World and Regional Maps
Silverwolf
Newcomer
Forgive my idiocy and general illiteracy when it comes to programs such as these ahead of time. Also if this subject has been breached before, but my search turned up nothing.
I am attempting to create a series of maps for my campaign setting and CC3 is working rather well for this, but I have one minor problem. What I want is to have one big world map then more detailed maps for continents and regions. This is going to be a lot of work, but I am stalling on exactly how to implement it. There are two methods I can think of.
One is to create the larger world map as a template only outlining cultural borders and geographical features then save it. Then taking the saved image cut out segments and load them into smaller maps then detail each one separately with appropriately scaled symbols and text. The weakness with this one is that when I zoom in closer on the map, even using the fractalise function, my coasts and borders tend to quickly look very unpleasant no matter how hard I try to detail them. They become a series of very straight lines, I suppose is what I am saying.
The other it to create each smaller map separately as a template, save them, then connect them altogether for the larger maps.
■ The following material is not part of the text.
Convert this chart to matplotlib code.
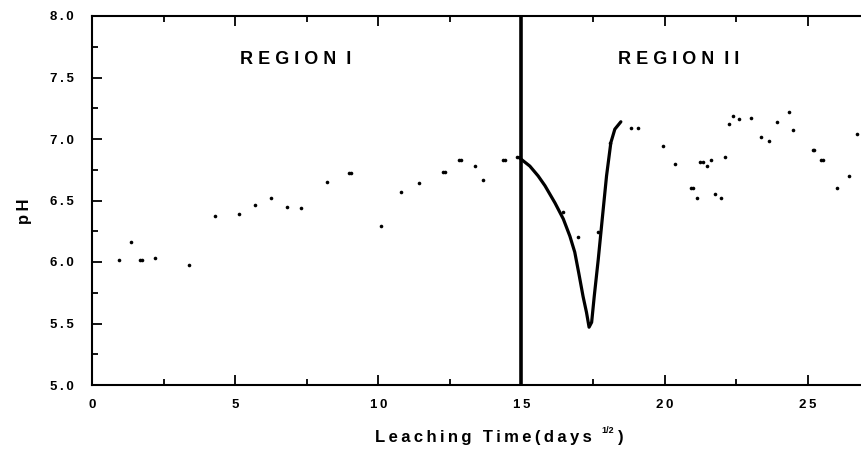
import matplotlib
matplotlib.use('Agg')
import matplotlib.pyplot as plt

plt.rcParams['font.family'] = ['Liberation Sans', 'DejaVu Sans']
plt.rcParams['font.weight'] = 'bold'

# scattered pH readings (leaching time in days^1/2)
pts_x = [0.95, 1.36, 1.68, 1.75, 2.21, 3.39, 4.29, 5.13, 5.69, 6.25, 6.81, 7.30,
         8.21, 8.96, 9.06, 10.09, 10.79, 11.42, 12.27, 12.33, 12.82, 12.88, 13.37,
         13.65, 14.36, 14.42, 14.85,
         16.46, 16.96, 17.68, 18.10,
         18.84, 19.07, 19.95, 20.37, 20.93, 20.99, 21.13, 21.22, 21.34, 21.48,
         21.62, 21.76, 21.97, 22.11, 22.25, 22.39, 22.60, 23.02, 23.37, 23.65,
         23.93, 24.35, 24.49, 25.17, 25.23, 25.47, 25.53, 26.02, 26.44, 26.72]
pts_y = [6.02, 6.16, 6.02, 6.02, 6.03, 5.975, 6.37, 6.39, 6.46, 6.52, 6.45, 6.44,
         6.65, 6.72, 6.72, 6.29, 6.57, 6.64, 6.73, 6.73, 6.83, 6.83, 6.78,
         6.67, 6.83, 6.83, 6.85,
         6.41, 6.20, 6.24, 6.97,
         7.09, 7.09, 6.94, 6.80, 6.60, 6.60, 6.52, 6.81, 6.81, 6.78,
         6.83, 6.55, 6.52, 6.85, 7.12, 7.19, 7.16, 7.17, 7.02, 6.98,
         7.14, 7.22, 7.07, 6.91, 6.91, 6.83, 6.83, 6.60, 6.70, 7.04]

# hand-traced dip curve in region II
curve_x = [14.91, 15.29, 15.58, 15.82, 16.17, 16.46, 16.69, 16.86, 17.00, 17.15,
           17.27, 17.36, 17.45, 17.54, 17.68, 17.82, 17.97, 18.12, 18.26, 18.47]
curve_y = [6.85, 6.78, 6.70, 6.62, 6.48, 6.35, 6.21, 6.08, 5.91, 5.72,
           5.59, 5.47, 5.51, 5.72, 6.02, 6.35, 6.70, 6.97, 7.08, 7.14]

boundary = 15
x_ticks = [0, 5, 10, 15, 20, 25, 30]
x_labels = ['0', '5', '10', '15', '20', '25', '']
y_ticks = [5.0, 5.5, 6.0, 6.5, 7.0, 7.5, 8.0]

# spread out the characters a little, like the original
def spaced(s):
    return '\u2009'.join(s)

fig = plt.figure(figsize=(8.62, 4.5), dpi=100)
ax = fig.add_axes([92 / 862, 65 / 450, 859 / 862, 369 / 450])

ax.plot(pts_x, pts_y, 'o', color='black', markersize=2.6, markeredgewidth=0)
ax.plot(curve_x, curve_y, '-', color='black', linewidth=2.3,
        solid_capstyle='round', solid_joinstyle='round')
ax.axvline(boundary, color='black', linewidth=2.6)

ax.set_xlim(0, 30)
ax.set_ylim(5.0, 8.0)
ax.set_xticks(x_ticks)
ax.set_xticklabels([spaced(s) for s in x_labels])
ax.set_yticks(y_ticks)
ax.set_yticklabels([spaced('%.1f' % v) for v in y_ticks])
ax.set_xticks([2.5, 7.5, 12.5, 17.5, 22.5, 27.5], minor=True)
ax.set_yticks([5.25, 5.75, 6.25, 6.75, 7.25, 7.75], minor=True)

ax.tick_params(which='major', direction='in', length=7, width=1.3)
ax.tick_params(which='minor', direction='in', length=4.5, width=1.3)
ax.tick_params(axis='y', which='both', pad=13, labelsize=9.5)
ax.tick_params(axis='x', which='both', pad=10, labelsize=9.5)
ax.tick_params(axis='x', which='both', top=True)
for side in ['left', 'bottom', 'top', 'right']:
    ax.spines[side].set_linewidth(1.5)

ax.text(7.1, 7.65, 'R E G I O N  I', ha='center', va='center', fontsize=13, fontweight='bold')
ax.text(20.5, 7.65, 'R E G I O N  I I', ha='center', va='center', fontsize=13, fontweight='bold')

fig.text(0.029, 0.531, spaced('pH'), rotation=90, ha='center', va='center', fontsize=12, fontweight='bold')
fig.text(375 / 862, 1 - 442 / 450, spaced('Leaching Time(days'), ha='left', va='baseline',
         fontsize=12, fontweight='bold')
fig.text(601 / 862, 1 - 433 / 450, '1/2', ha='left', va='baseline', fontsize=6.5, fontweight='bold')
fig.text(618 / 862, 1 - 442 / 450, ')', ha='left', va='baseline', fontsize=12, fontweight='bold')

fig.savefig('out.png', dpi=100)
The obvious weakness here is getting them all to line up appropriately. Also, it is a great deal more work.
Before I start down either path I was wondering if there might be a more simple method I am overlooking or one provided with in Campaign Cartographer itself? Or a way in the program to fix some of the problems I am mentioning. Thank you ahead of time.
I am attempting to create a series of maps for my campaign setting and CC3 is working rather well for this, but I have one minor problem. What I want is to have one big world map then more detailed maps for continents and regions. This is going to be a lot of work, but I am stalling on exactly how to implement it. There are two methods I can think of.
One is to create the larger world map as a template only outlining cultural borders and geographical features then save it. Then taking the saved image cut out segments and load them into smaller maps then detail each one separately with appropriately scaled symbols and text. The weakness with this one is that when I zoom in closer on the map, even using the fractalise function, my coasts and borders tend to quickly look very unpleasant no matter how hard I try to detail them. They become a series of very straight lines, I suppose is what I am saying.
The other it to create each smaller map separately as a template, save them, then connect them altogether for the larger maps. The obvious weakness here is getting them all to line up appropriately. Also, it is a great deal more work.
Before I start down either path I was wondering if there might be a more simple method I am overlooking or one provided with in Campaign Cartographer itself? Or a way in the program to fix some of the problems I am mentioning. Thank you ahead of time.
Comments
Be aware that your larger scale map must be less detailed than your smaller scale maps - not just for file sizes (modern computers can work with some very large files) but for simple legibility.
If you're going to work from the top down (world first, then region, area, etc) you can trim the area you want to develop, or just a part of it, to use as a guide for more details. Yes, you will have to redraw coastlines and borders in more detail.
The way I'd do it would be to choose what I wanted to carry to the new map (don't need symbols, except maybe settlement locations, do need coasts, rivers, contours, borders, roads...). Freeze all layers. Thaw the layers with stuff you want to keep. Then copy all with origin 0,0. Stuff from the frozen layers won't be copied.
Start a new map, paste everything in, at origin 0,0 and scale 1. Draw a box around the area you want to focus on, and trim the entities to it. Zoom extents to make sure you've deleted everything outside your box. If you haven't, you can use the erase tool with area select to pick up stragglers.
(Call me overcautious, but I will NOT do the cropping and trimming on a large scale map I've worked on for ages - I always do it on the new map.)
Then select everything and move. Click the endpoint of the box corner for origin, and type 0,0 for the desination. Edit properties, select everything, turn the colour something outrageous (Profantasy like purple, and most of us have picked that habit up) and move everything to a layer called temporary. These are now your guides for drawing more detailed lines.
Going from the bottom up, copy what you want, paste it into a larger scale template and redraw. You can tie several maps together with the move tool if you want, but because you're going to redraw, you don't have to make it match up perfectly.